WORK TO BE COMPLETED
Scan the following material for the string "that" and copy each line in which it appears.

:: ENTRIES SHOWN ::

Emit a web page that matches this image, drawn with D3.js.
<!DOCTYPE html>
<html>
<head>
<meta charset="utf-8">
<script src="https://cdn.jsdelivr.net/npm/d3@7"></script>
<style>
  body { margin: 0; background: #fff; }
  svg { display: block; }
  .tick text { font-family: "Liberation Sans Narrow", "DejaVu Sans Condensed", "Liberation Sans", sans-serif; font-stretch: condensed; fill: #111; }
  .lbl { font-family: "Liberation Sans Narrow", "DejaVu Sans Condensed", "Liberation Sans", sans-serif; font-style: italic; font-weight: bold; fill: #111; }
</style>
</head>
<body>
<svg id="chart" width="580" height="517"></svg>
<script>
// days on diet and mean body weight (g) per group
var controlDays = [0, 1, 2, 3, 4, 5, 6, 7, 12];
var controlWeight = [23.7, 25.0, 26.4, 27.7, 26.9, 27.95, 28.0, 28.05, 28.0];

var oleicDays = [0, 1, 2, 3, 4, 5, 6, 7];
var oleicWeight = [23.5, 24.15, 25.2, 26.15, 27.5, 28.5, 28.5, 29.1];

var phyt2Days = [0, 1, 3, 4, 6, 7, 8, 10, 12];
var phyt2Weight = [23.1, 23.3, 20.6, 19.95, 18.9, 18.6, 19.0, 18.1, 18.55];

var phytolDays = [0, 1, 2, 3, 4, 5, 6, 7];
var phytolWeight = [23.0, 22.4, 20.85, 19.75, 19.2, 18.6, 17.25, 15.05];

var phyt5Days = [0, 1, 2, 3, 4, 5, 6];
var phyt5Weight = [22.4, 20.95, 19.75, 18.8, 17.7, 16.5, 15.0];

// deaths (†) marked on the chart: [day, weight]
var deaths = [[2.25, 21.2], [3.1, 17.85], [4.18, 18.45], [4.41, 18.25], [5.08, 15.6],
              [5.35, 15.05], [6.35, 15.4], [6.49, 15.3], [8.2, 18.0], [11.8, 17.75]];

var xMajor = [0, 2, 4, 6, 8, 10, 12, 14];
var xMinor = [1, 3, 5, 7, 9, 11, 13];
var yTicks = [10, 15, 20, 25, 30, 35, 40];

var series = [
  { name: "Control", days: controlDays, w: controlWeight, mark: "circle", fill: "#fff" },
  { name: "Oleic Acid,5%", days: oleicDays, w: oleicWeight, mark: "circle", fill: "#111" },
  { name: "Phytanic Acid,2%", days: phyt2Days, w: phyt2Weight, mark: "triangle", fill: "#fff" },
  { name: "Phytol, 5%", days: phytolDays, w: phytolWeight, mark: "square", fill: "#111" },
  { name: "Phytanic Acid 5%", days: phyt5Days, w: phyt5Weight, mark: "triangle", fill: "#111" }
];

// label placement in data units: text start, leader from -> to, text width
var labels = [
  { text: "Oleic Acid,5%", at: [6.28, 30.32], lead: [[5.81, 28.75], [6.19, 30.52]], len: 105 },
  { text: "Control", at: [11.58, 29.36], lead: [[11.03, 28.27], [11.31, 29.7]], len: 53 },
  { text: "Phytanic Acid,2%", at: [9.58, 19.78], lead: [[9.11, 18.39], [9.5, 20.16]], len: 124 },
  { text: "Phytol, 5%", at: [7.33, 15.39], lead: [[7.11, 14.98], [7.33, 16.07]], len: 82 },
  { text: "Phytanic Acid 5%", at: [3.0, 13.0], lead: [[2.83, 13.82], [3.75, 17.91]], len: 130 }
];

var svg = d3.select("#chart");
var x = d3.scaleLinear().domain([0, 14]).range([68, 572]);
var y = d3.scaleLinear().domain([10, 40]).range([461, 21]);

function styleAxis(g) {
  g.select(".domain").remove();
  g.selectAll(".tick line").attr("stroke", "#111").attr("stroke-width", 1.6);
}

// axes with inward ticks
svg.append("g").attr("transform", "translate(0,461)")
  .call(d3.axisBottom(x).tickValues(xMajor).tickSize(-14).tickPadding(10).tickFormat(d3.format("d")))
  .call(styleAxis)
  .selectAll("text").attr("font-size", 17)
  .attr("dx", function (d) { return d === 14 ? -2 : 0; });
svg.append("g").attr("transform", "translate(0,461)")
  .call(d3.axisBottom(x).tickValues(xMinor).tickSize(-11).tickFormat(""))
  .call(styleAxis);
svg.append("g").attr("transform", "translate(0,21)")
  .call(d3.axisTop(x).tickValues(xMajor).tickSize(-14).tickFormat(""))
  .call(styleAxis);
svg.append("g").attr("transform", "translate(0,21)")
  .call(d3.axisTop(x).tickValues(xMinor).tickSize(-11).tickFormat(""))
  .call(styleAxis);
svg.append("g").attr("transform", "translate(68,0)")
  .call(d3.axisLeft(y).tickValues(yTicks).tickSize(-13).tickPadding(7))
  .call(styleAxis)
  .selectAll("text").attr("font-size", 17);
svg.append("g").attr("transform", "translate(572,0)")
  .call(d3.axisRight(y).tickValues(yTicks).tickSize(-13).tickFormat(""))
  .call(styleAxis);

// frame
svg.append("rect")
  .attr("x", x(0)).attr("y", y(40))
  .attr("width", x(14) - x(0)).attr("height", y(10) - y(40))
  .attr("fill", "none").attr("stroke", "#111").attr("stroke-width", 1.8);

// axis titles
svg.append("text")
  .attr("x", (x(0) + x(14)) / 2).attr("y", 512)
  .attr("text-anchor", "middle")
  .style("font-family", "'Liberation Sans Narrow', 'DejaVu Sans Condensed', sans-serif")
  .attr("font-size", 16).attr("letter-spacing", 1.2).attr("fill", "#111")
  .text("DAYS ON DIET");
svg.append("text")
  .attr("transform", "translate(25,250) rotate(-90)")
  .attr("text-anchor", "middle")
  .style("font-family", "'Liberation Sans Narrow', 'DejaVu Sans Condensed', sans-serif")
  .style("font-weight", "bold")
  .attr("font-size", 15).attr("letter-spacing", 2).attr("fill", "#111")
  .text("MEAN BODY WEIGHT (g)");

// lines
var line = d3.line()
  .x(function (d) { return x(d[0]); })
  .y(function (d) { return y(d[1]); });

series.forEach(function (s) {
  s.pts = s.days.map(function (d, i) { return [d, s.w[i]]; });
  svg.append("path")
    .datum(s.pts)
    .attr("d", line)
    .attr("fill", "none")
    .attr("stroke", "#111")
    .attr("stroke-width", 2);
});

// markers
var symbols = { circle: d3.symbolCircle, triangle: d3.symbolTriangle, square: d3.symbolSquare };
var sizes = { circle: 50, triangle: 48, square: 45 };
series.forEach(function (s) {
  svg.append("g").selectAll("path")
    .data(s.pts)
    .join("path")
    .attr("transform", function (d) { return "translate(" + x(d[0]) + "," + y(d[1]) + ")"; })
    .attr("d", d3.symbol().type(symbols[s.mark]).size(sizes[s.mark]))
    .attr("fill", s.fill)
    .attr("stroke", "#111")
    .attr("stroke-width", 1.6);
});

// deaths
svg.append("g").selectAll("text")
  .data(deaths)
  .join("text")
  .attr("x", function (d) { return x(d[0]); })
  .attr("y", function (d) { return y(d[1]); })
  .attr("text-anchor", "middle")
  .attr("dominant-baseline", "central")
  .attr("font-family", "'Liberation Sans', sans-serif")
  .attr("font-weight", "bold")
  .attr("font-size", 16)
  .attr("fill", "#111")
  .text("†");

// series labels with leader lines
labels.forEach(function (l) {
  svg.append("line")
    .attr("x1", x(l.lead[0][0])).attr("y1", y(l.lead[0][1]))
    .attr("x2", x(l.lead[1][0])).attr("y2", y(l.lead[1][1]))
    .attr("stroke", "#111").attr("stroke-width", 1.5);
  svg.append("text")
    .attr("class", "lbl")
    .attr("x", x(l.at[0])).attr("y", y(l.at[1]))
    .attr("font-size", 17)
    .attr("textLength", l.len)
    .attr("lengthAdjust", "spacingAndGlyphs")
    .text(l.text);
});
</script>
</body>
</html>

:::
:: ENTRIES SHOWN ::

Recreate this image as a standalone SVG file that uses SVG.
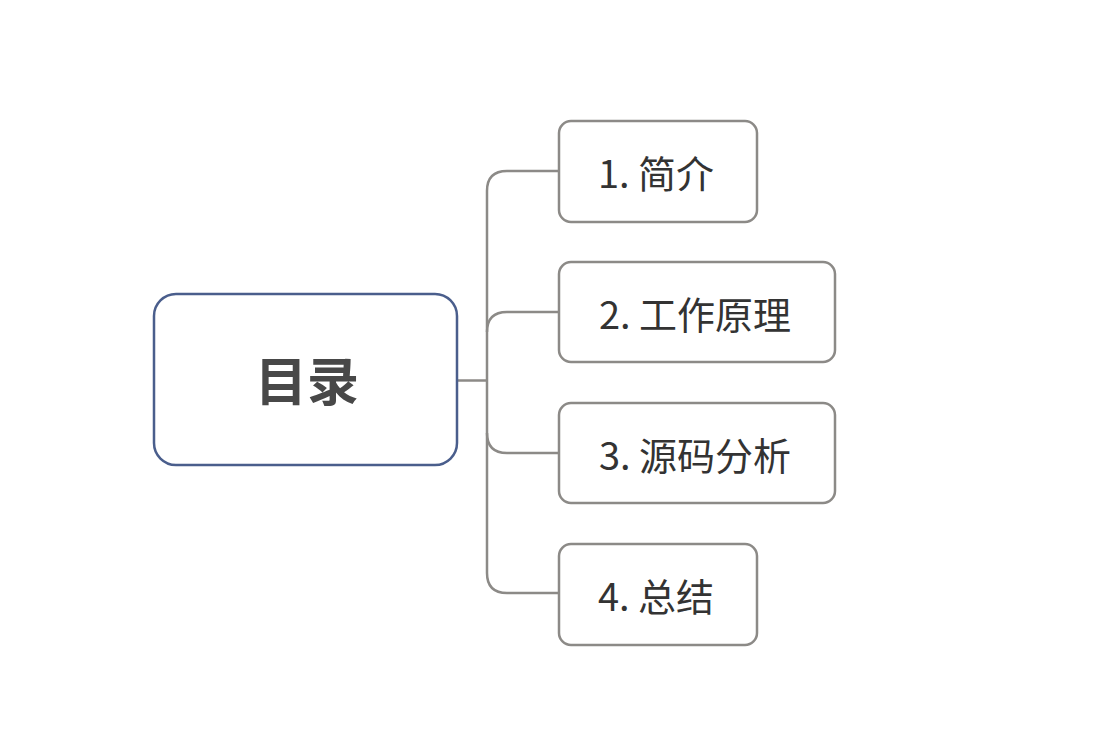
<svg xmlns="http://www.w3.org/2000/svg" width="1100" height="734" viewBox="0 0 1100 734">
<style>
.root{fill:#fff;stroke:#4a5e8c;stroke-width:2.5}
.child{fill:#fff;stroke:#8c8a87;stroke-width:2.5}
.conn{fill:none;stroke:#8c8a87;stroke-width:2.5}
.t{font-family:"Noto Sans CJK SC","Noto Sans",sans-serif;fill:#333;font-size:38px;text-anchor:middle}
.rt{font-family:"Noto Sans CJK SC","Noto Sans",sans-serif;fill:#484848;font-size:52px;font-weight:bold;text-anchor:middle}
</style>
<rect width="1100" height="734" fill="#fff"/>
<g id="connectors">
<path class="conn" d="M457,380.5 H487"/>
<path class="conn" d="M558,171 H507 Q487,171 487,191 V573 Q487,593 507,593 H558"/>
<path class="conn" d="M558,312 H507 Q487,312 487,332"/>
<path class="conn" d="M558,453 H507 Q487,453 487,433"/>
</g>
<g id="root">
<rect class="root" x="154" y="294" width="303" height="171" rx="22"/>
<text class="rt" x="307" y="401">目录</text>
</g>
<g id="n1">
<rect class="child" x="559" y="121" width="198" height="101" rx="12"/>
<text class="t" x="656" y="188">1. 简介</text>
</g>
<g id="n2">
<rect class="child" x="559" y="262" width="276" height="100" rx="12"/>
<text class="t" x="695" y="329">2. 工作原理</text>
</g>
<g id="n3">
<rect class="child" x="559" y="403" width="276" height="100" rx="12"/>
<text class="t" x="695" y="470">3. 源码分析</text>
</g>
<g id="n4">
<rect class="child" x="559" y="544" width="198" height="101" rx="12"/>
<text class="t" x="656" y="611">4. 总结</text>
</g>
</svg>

:::

IN RESPONSE
Emit a web page that matches this image, drawn with D3.js.
Recreate this image as a standalone SVG file that uses SVG.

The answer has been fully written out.